Identification of products containing -COOH, -OH, and -C=O in atmospheric oxidation of hydrocarbons
Yu, Jianzhen,Flagan, Richard C.,Seinfeld, John H.
, p. 2357 - 2370 (2007/10/03)
Atmospheric oxidation of hydrocarbons by hydroxyl radicals and ozone leads to products containing -COOH, -OH, and -C=O functional groups. The high polarity of such compounds precludes direct GC-MS analysis. In addition, many such compounds often exist in a single sample at trace levels. An analytical method has been developed to identify compounds containing one or more functional groups of carbonyl, carboxy, and hydroxy in atmospheric samples. In the method, -C=O groups are derivatized using O-(2,3,4,5,6- pentafluorobenzyl) hydroxy amine (PFBHA), and -COOH and -OH groups are derivatized using a silylation reagent N,O-bis(trimethylsilyl)- trifluoroacetamide (BSTFA). The derivatives are easily resolved by a GC column. The chemical ionization mass spectra of these derivatives exhibit several pseudomolecular ions, allowing unambiguous determination of molecular weights. Functional group identification is accomplished by monitoring the ions in the electron ionization mass spectra that are characteristic of each functional group derivative: m/z 181 for carbonyl and m/z 73 and 75 for carboxyl and hydroxy groups. The method is used to identify products in laboratory studies of ozone oxidation of α-pinene and Δ3-carene. Among products from ozone oxidation of α-pinene, we have detected pinonaldehyde, norpinonaldehyde, pinonic acid, norpinonic acid, C10 hydroxy dicarbonyls, pinic acid, 2,2-dimethyl-3-(formylmethyl)-cyclobutane-formic acid, and a product that has a molecular weight of 156 and contains a C=O and a COOH/OH group. The latter two products have not been reported previously. Δ3- Carene is structurally analogous to α-pinene in that both have an internal unsaturated bond where ozone oxidation takes place.
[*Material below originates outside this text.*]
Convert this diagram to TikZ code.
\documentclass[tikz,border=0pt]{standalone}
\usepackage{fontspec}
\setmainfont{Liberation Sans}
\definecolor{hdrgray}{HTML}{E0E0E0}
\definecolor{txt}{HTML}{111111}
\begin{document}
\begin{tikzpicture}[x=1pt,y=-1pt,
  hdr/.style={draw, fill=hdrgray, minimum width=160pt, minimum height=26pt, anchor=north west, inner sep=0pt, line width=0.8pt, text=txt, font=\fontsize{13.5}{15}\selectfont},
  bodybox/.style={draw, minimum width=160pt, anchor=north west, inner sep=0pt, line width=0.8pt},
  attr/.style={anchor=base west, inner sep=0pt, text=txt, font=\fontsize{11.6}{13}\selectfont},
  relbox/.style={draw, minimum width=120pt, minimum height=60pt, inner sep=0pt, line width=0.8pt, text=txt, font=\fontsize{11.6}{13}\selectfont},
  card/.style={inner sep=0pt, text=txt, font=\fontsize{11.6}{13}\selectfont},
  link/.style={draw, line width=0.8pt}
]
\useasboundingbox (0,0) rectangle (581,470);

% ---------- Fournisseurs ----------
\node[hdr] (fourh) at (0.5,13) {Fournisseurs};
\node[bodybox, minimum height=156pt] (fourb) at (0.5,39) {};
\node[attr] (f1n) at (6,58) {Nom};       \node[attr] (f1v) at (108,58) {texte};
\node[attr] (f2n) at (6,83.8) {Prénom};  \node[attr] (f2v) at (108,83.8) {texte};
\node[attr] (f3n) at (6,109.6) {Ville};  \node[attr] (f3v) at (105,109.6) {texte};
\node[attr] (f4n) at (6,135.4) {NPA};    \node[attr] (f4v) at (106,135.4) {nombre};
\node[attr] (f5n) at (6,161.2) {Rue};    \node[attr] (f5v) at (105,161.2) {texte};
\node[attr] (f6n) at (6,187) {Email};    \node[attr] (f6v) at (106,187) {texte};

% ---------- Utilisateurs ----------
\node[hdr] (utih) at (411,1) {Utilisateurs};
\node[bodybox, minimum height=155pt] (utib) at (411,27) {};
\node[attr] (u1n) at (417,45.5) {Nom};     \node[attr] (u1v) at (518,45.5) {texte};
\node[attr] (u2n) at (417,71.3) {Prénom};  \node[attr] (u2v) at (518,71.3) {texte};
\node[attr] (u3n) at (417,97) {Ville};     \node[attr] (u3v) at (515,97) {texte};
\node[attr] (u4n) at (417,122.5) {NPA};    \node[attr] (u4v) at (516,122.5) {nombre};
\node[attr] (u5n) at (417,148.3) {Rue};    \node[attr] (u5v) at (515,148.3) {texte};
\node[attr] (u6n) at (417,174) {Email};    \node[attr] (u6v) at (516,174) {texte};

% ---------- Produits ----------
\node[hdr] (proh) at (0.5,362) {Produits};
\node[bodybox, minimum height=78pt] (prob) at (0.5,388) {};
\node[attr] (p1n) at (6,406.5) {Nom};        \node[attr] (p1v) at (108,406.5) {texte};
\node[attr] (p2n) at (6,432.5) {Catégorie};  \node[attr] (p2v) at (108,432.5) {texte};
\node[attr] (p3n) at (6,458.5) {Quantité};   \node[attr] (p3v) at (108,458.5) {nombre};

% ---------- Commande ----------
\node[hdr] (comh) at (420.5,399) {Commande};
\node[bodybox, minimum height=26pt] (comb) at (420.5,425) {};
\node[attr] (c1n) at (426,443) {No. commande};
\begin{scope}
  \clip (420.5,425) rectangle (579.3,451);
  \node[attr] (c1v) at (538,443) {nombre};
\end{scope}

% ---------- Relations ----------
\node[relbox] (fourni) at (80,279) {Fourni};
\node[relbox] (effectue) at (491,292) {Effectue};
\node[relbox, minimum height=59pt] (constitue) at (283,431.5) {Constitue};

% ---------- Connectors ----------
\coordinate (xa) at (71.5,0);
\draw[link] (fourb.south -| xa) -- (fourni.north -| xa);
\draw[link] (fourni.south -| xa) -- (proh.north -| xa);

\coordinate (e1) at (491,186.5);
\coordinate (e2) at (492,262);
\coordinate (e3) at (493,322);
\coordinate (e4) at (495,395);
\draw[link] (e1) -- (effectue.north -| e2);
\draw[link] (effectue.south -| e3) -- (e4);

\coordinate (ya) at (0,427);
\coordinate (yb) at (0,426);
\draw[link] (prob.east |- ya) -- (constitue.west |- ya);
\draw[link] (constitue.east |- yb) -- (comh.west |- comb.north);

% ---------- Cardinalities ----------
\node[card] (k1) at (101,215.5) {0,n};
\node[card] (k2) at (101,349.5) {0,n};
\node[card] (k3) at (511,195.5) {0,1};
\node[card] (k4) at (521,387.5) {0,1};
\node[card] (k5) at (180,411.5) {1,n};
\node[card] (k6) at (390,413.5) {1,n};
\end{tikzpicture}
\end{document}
We have also identified the corresponding analogous products, of which all but caronaldehyde are reported for the first time. An analytical method was developed to identify compounds containing one or more functional groups of carbonyl, carboxyl and hydroxyl in atmospheric samples. -C-to-O double bond groups are derivatized using 0-(2,3,4,5,6-pentafluorobenzyl)hydroxyl amine, and -COOH and -OH groups are derivatized using a silylation reagent N,O-bis(trimethylsilyl)-trifluoroacetamide. The derivatives are resolved using a gas chromatography column coupled with mass spectrometry. The method identified products in laboratory studies of ozone oxidation of α-pinene and Δ3-carene.